§ **Directions for this task**
Everything from the first line down to the line containing "import plotly.graph_objects as go" is to be retyped exactly, both ends included, with pictures left out.

§ **Dataset excerpt**
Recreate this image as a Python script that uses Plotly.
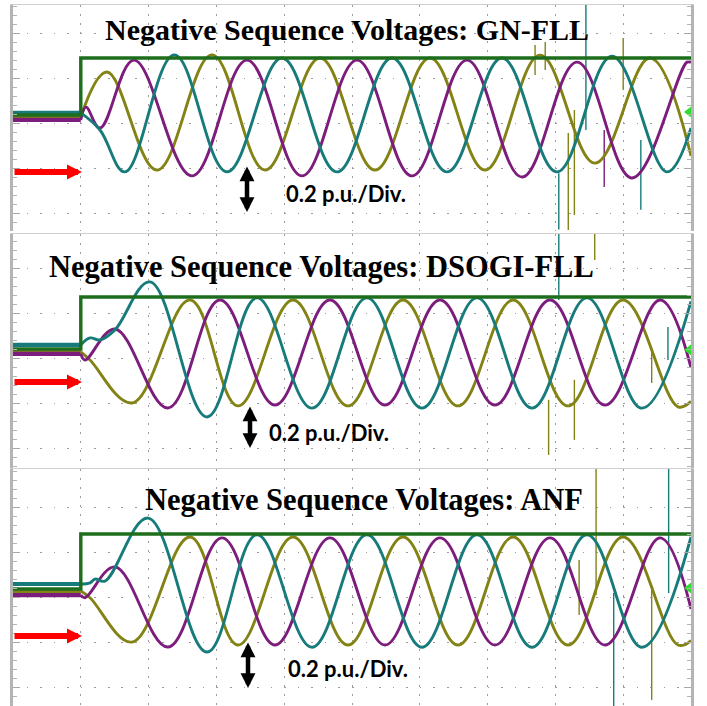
import plotly.graph_objects as go

# ---------------- data (time in ms, 10 ms/div ; voltage in p.u., 0.2 p.u./div) ----------------
panel_titles = ["Negative Sequence Voltages: GN-FLL",
                "Negative Sequence Voltages: DSOGI-FLL",
                "Negative Sequence Voltages: ANF"]
scale_label = "0.2 p.u./Div."

pre_t = [0, 10]          # before the step
step_t = 10              # step instant
end_t = 100

# ---- Panel 1 : GN-FLL ----
p1_pre_yellow, p1_pre_purple, p1_pre_teal, p1_pre_green = 0.0, -0.013, 0.018, 0.009
p1_green_level = 0.262
p1_marker_level = 0.022
p1_yellow_t = [10.0, 13.86, 21.24, 29.35, 37.17, 45.28, 53.39, 61.50, 69.62, 77.73, 85.84, 93.95, 100.0]
p1_yellow_v = [0.0, 0.200, -0.236, 0.276, -0.236, 0.262, -0.236, 0.262, -0.236, 0.275, -0.205, 0.262, -0.173]
p1_purple_t = [10.0, 10.77, 12.83, 17.85, 26.40, 34.51, 42.62, 50.74, 58.85, 66.96, 75.07, 83.19, 91.30, 99.41, 100.0]
p1_purple_v = [-0.013, 0.044, -0.049, 0.253, -0.262, 0.253, -0.262, 0.253, -0.262, 0.253, -0.267, 0.244, -0.271, 0.244, 0.242]
p1_teal_t = [10.0, 12.83, 16.52, 23.80, 31.56, 39.67, 47.79, 55.90, 64.01, 72.12, 80.23, 88.35, 96.46, 100.0]
p1_teal_v = [0.018, -0.058, -0.244, 0.276, -0.244, 0.262, -0.244, 0.262, -0.244, 0.262, -0.244, 0.270, -0.244, -0.049]
p1_spike_t = [84.5, 81.9, 82.8, 90.0, 92.6, 87.2, 78.5, 77.0, 80.5]
p1_spike_lo = [-0.058, -0.502, -0.436, 0.120, -0.413, -0.311, 0.209, 0.187, -0.500]
p1_spike_hi = [0.498, -0.071, 0.031, 0.351, -0.102, -0.058, 0.333, 0.320, -0.250]
p1_spike_c = ["teal", "yellow", "yellow", "yellow", "teal", "purple", "yellow", "yellow", "teal"]

# ---- Panel 2 : DSOGI-FLL ----
p2_pre_yellow, p2_pre_purple, p2_pre_teal, p2_pre_green = 0.0, -0.009, 0.031, 0.013
p2_green_level = 0.244
p2_marker_level = 0.009
p2_yellow_t = [10.0, 11.36, 17.55, 26.11, 33.19, 41.30, 49.41, 57.52, 65.63, 73.75, 81.86, 89.97, 98.08, 100.0]
p2_yellow_v = [0.0, -0.036, -0.227, 0.231, -0.240, 0.231, -0.240, 0.231, -0.240, 0.231, -0.240, 0.231, -0.244, -0.220]
p2_purple_t = [10.0, 10.62, 15.04, 22.86, 30.53, 38.64, 46.75, 54.87, 62.98, 71.09, 79.20, 87.32, 95.43, 100.0]
p2_purple_v = [-0.009, -0.036, 0.102, -0.249, 0.231, -0.236, 0.231, -0.236, 0.231, -0.236, 0.231, -0.236, 0.231, -0.070]
p2_teal_t = [10.0, 11.36, 12.83, 15.04, 20.21, 28.61, 35.99, 44.10, 52.21, 60.32, 68.44, 76.55, 84.66, 92.77, 100.0]
p2_teal_v = [0.031, 0.062, 0.053, 0.098, 0.311, -0.289, 0.240, -0.250, 0.240, -0.250, 0.240, -0.250, 0.240, -0.250, 0.225]
p2_spike_t = [80.5, 85.8, 79.0, 94.2, 96.6, 82.8]
p2_spike_lo = [0.231, 0.409, -0.458, -0.138, -0.036, -0.391]
p2_spike_hi = [0.524, 0.524, -0.213, 0.009, 0.111, -0.124]
p2_spike_c = ["teal", "yellow", "yellow", "yellow", "teal", "yellow"]

# ---- Panel 3 : ANF ----
p3_pre_yellow, p3_pre_purple, p3_pre_teal, p3_pre_green = 0.0, -0.018, 0.031, 0.009
p3_green_level = 0.253
p3_marker_level = 0.013
p3_yellow_t = [10.0, 11.36, 17.55, 26.11, 33.19, 41.30, 49.41, 57.52, 65.63, 73.75, 81.86, 89.97, 98.08, 100.0]
p3_yellow_v = [0.0, -0.030, -0.227, 0.240, -0.240, 0.240, -0.240, 0.240, -0.240, 0.240, -0.240, 0.240, -0.240, -0.220]
p3_purple_t = [10.0, 10.62, 15.04, 22.86, 30.83, 38.64, 46.75, 54.87, 62.98, 71.09, 79.20, 87.32, 95.43, 100.0]
p3_purple_v = [-0.018, -0.030, 0.107, -0.249, 0.236, -0.240, 0.236, -0.240, 0.236, -0.240, 0.236, -0.240, 0.236, -0.080]
p3_teal_t = [10.0, 11.36, 12.09, 13.57, 19.91, 28.61, 35.99, 44.10, 52.21, 60.32, 68.44, 76.55, 84.66, 92.77, 100.0]
p3_teal_v = [0.031, 0.036, 0.053, 0.044, 0.324, -0.271, 0.250, -0.250, 0.250, -0.250, 0.250, -0.250, 0.250, -0.250, 0.240]
p3_spike_t = [86.0, 94.2, 88.6, 96.7, 83.5]
p3_spike_lo = [-0.018, -0.484, -0.511, -0.009, -0.107]
p3_spike_hi = [0.542, 0.004, -0.009, 0.542, 0.138]
p3_spike_c = ["yellow", "yellow", "teal", "teal", "yellow"]

# ---------------- styling ----------------
COL = {"yellow": "#838315", "purple": "#7c1c7c", "teal": "#187b7b", "green": "#1d6d1d"}
W, H = 707, 706
X_DOM = [13 / W, 691 / W]
Y_DOMS = [[1 - 231 / H, 1 - 5 / H], [1 - 468 / H, 1 - 234 / H], [0.0, 1 - 469 / H]]
Y_RANGES = [[-0.507, 0.498], [-0.516, 0.524], [-0.511, 0.542]]
Y_TICK0 = [-0.027, -0.031, -0.027]

panels = [
    dict(pre=(p1_pre_yellow, p1_pre_purple, p1_pre_teal, p1_pre_green), green=p1_green_level, mk=p1_marker_level,
         yt=p1_yellow_t, yv=p1_yellow_v, pt=p1_purple_t, pv=p1_purple_v, tt=p1_teal_t, tv=p1_teal_v,
         st=p1_spike_t, slo=p1_spike_lo, shi=p1_spike_hi, sc=p1_spike_c),
    dict(pre=(p2_pre_yellow, p2_pre_purple, p2_pre_teal, p2_pre_green), green=p2_green_level, mk=p2_marker_level,
         yt=p2_yellow_t, yv=p2_yellow_v, pt=p2_purple_t, pv=p2_purple_v, tt=p2_teal_t, tv=p2_teal_v,
         st=p2_spike_t, slo=p2_spike_lo, shi=p2_spike_hi, sc=p2_spike_c),
    dict(pre=(p3_pre_yellow, p3_pre_purple, p3_pre_teal, p3_pre_green), green=p3_green_level, mk=p3_marker_level,
         yt=p3_yellow_t, yv=p3_yellow_v, pt=p3_purple_t, pv=p3_purple_v, tt=p3_teal_t, tv=p3_teal_v,
         st=p3_spike_t, slo=p3_spike_lo, shi=p3_spike_hi, sc=p3_spike_c),
]

fig = go.Figure()
LW = 2.9
for i, p in enumerate(panels):
    xa, ya = ("x" if i == 0 else f"x{i+1}"), ("y" if i == 0 else f"y{i+1}")
    # spikes
    for cname in ["yellow", "purple", "teal"]:
        xs, ys = [], []
        for t, lo, hi, c in zip(p["st"], p["slo"], p["shi"], p["sc"]):
            if c == cname:
                xs += [t, t, None]
                ys += [lo, hi, None]
        if xs:
            fig.add_trace(go.Scatter(x=xs, y=ys, mode="lines", line=dict(color=COL[cname], width=1.4),
                                     xaxis=xa, yaxis=ya, showlegend=False, hoverinfo="skip"))
    pre_y, pre_p, pre_te, pre_g = p["pre"]
    # pre-step flat levels
    for lvl, cname in [(pre_y, "yellow"), (pre_p, "purple"), (pre_te, "teal")]:
        fig.add_trace(go.Scatter(x=pre_t, y=[lvl, lvl], mode="lines", line=dict(color=COL[cname], width=4.2),
                                 xaxis=xa, yaxis=ya, showlegend=False, hoverinfo="skip"))
    # sinusoidal phases
    for tx, vy, cname in [(p["yt"], p["yv"], "yellow"), (p["pt"], p["pv"], "purple"), (p["tt"], p["tv"], "teal")]:
        fig.add_trace(go.Scatter(x=tx, y=vy, mode="lines",
                                 line=dict(color=COL[cname], width=LW, shape="spline", smoothing=1.1),
                                 xaxis=xa, yaxis=ya, showlegend=False, hoverinfo="skip"))
    # green step trace
    fig.add_trace(go.Scatter(x=[pre_t[0], step_t, step_t, end_t], y=[pre_g, pre_g, p["green"], p["green"]],
                             mode="lines", line=dict(color=COL["green"], width=3.4),
                             xaxis=xa, yaxis=ya, showlegend=False, hoverinfo="skip"))
    # channel marker
    fig.add_trace(go.Scatter(x=[99.7], y=[p["mk"]], mode="markers", cliponaxis=False,
                             marker=dict(symbol="triangle-left", size=10, color="#2fdc2f"),
                             xaxis=xa, yaxis=ya, showlegend=False, hoverinfo="skip"))

layout = dict(width=W, height=H, margin=dict(l=0, r=0, t=0, b=0),
              paper_bgcolor="white", plot_bgcolor="white", showlegend=False)
for i in range(3):
    sx = "" if i == 0 else str(i + 1)
    layout["xaxis" + sx] = dict(domain=X_DOM, range=[0, 100], anchor="y" + sx, side="top",
                                showgrid=True, tick0=0, dtick=10, gridcolor="#9c9c9c", gridwidth=1.4,
                                griddash="1.6px,7.4px", zeroline=False, showticklabels=False, ticks="",
                                showline=True, linecolor="#cfcfcf", linewidth=1)
    layout["yaxis" + sx] = dict(domain=Y_DOMS[i], range=Y_RANGES[i], anchor="x" + sx,
                                showgrid=True, tick0=Y_TICK0[i], dtick=0.2, gridcolor="#9c9c9c", gridwidth=1.4,
                                griddash="1.6px,11.96px", zeroline=False, showticklabels=False,
                                ticks="inside", ticklen=7, tickwidth=1, tickcolor="#a8a8a8",
                                minor=dict(tick0=Y_TICK0[i], dtick=0.04, ticks="inside", ticklen=4,
                                           tickwidth=1, tickcolor="#b4b4b4", showgrid=False),
                                showline=True, linecolor="#b4b4b4", linewidth=2.5, mirror="ticks")

# text & arrows (paper coordinates)
title_pos = [(347, 30, 30), (321, 267, 30.5), (364, 500, 30.5)]
label_pos = [(346, 193), (329, 432), (348, 668)]
red_y = [172, 382, 636]
black_arrow = [(247, 165, 212), (250, 405, 448), (248, 641, 688)]
ann = []
for i in range(3):
    tx, ty, fs = title_pos[i]
    ann.append(dict(x=tx / W, y=1 - ty / H, xref="paper", yref="paper", text=panel_titles[i], showarrow=False,
                    xanchor="center", yanchor="middle",
                    font=dict(family="Liberation Serif", size=fs, color="black", weight="bold")))
    lx, ly = label_pos[i]
    ann.append(dict(x=lx / W, y=1 - ly / H, xref="paper", yref="paper", text=scale_label, showarrow=False,
                    xanchor="center", yanchor="middle",
                    font=dict(family="Lato", size=22, color="black", weight="bold")))
    ann.append(dict(x=82 / W, y=1 - red_y[i] / H, xref="paper", yref="paper", text="", showarrow=True,
                    ax=-69, ay=0, arrowhead=2, arrowsize=0.5, arrowwidth=6, arrowcolor="#ff0000"))
    bx, by0, by1 = black_arrow[i]
    ann.append(dict(x=bx / W, y=1 - by1 / H, xref="paper", yref="paper", text="", showarrow=True,
                    ax=0, ay=-(by1 - by0), arrowhead=2, arrowsize=0.66, arrowwidth=4.5,
                    arrowside="end+start", startarrowhead=2, startarrowsize=0.66, arrowcolor="black"))
layout["annotations"] = ann
fig.update_layout(**layout)
fig.write_html("out.html", config={"displayModeBar": False},
               post_script="document.body.style.margin='0px';document.body.style.overflow='hidden';")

§ **Answer below**
Recreate this image as a Python script that uses Plotly.
import plotly.graph_objects as go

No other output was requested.